It took only three weeks in August, but here we are in the foothills of a new new cold war, bouncing son of the "new cold war" fired up by Carter and Brzezinski and the US defense industry in the late 1970s and grandson of the old cold war with the Soviet Union launched in the Truman era.
It has shaped up along familiar lines. In the first crucial hours the US press tactfully passed over the fact that it was John McCain's pal Mikheil Saakashvili who set the ball rolling with Georgia's initial lethal bombardment in South Ossetia. Amid howls about Russian imperialism, McCain hopes to notch ahead of Obama in the polls by phoning the nutty Saakashvili and sending his wife, Cindy, on a supportive excursion to Tbilisi. I'm sure Cindy is thrilled to be among those hot Georgians and away from John and his towering, violent rages. Meanwhile, Secretary of State Condoleezza Rice rushes to Warsaw for a photo op with Polish leaders, signing a deal to install missile defense early-warning radar systems.

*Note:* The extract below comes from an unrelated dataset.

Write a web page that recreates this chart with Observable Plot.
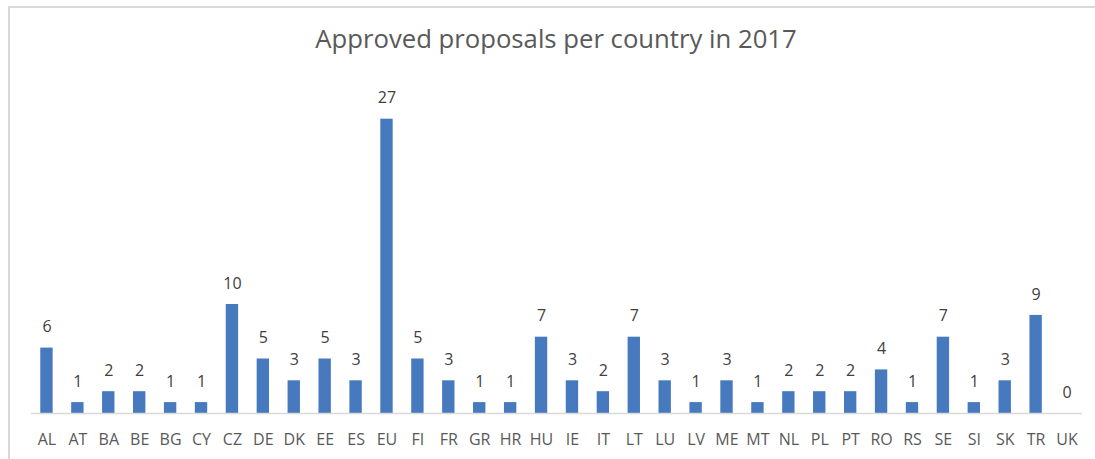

Vladimir Putin duly plays his allotted role by denouncing the scheduled deployment of these systems in Poland and the Czech Republic as unacceptable threats to Russian security. Last year Putin declared in a press conference that "once the missile defense system is put in place it will work automatically with the entire nuclear capability of the United States. It will be an integral part of the US nuclear capability.... And, for the first time in history--and I want to emphasize this--there will be elements of the US nuclear capability on the European continent. It simply changes the whole configuration of international security.... Of course, we have to respond to that."